* DIRECTIONS
Check each line of the data for "this" and select those that have it.

* INPUT MATERIAL
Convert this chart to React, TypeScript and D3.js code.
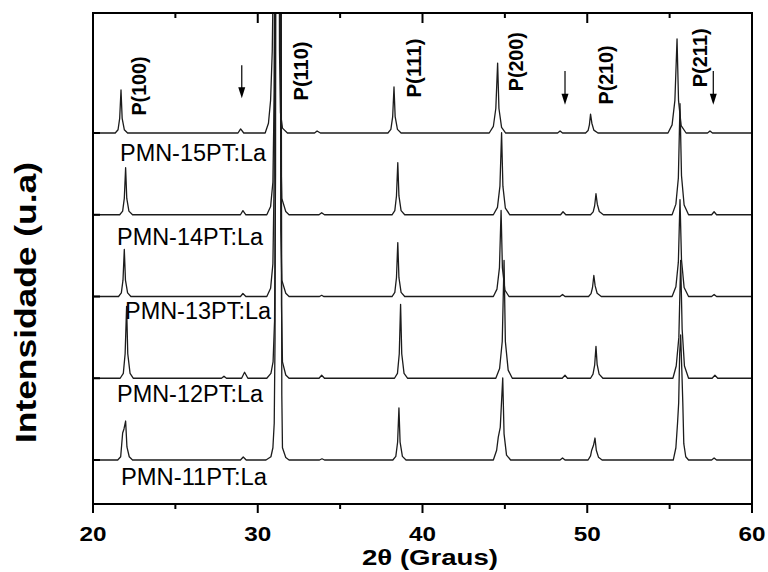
==
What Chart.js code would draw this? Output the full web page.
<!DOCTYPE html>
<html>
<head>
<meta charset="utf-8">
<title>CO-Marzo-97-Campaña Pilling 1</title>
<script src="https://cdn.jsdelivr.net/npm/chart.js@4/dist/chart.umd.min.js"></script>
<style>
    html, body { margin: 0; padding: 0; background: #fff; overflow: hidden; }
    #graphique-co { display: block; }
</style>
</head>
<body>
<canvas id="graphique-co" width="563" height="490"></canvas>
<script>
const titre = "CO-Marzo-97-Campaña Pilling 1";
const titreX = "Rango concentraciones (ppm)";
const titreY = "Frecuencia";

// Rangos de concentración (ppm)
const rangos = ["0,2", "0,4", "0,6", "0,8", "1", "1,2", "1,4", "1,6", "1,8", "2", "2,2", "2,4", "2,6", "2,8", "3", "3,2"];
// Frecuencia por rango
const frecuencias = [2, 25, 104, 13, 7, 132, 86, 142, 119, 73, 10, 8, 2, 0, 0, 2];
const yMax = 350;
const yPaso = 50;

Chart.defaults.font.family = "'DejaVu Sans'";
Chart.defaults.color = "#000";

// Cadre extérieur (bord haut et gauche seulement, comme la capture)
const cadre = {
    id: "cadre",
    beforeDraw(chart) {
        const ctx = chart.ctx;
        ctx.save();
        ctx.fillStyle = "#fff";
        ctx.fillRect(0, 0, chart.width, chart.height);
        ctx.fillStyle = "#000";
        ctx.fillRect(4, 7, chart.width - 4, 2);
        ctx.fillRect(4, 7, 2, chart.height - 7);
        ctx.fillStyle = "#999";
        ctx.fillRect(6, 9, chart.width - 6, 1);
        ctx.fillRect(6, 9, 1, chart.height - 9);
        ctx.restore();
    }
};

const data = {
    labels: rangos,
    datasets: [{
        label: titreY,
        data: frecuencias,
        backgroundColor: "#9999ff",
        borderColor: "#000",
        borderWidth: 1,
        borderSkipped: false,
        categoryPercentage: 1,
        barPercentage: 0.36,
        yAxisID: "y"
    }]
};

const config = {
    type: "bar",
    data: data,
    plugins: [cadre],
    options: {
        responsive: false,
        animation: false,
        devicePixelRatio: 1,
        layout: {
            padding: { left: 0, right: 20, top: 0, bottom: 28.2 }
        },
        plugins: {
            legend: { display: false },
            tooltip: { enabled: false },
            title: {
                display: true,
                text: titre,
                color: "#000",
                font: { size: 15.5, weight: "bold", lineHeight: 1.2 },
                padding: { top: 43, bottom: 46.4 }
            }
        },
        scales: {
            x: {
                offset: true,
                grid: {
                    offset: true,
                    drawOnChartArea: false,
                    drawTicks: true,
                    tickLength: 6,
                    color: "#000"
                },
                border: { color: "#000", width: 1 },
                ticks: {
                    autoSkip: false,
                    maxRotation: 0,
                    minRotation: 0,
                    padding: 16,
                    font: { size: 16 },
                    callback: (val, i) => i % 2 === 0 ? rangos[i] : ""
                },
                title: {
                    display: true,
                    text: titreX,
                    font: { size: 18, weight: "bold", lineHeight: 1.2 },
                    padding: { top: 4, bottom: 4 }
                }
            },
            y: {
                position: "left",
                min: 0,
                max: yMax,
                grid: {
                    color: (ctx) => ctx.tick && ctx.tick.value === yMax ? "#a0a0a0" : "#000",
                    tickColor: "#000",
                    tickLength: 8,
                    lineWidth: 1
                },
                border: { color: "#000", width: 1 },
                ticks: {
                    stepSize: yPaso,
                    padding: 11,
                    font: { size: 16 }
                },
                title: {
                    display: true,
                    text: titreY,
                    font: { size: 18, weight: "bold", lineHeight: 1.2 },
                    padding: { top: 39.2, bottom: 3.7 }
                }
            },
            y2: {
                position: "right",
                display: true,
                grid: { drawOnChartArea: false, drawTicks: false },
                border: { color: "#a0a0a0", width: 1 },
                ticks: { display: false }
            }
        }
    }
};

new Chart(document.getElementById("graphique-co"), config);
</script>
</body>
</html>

* EXERCISE RESPONSE
Convert this chart to React, TypeScript and D3.js code.
What Chart.js code would draw this? Output the full web page.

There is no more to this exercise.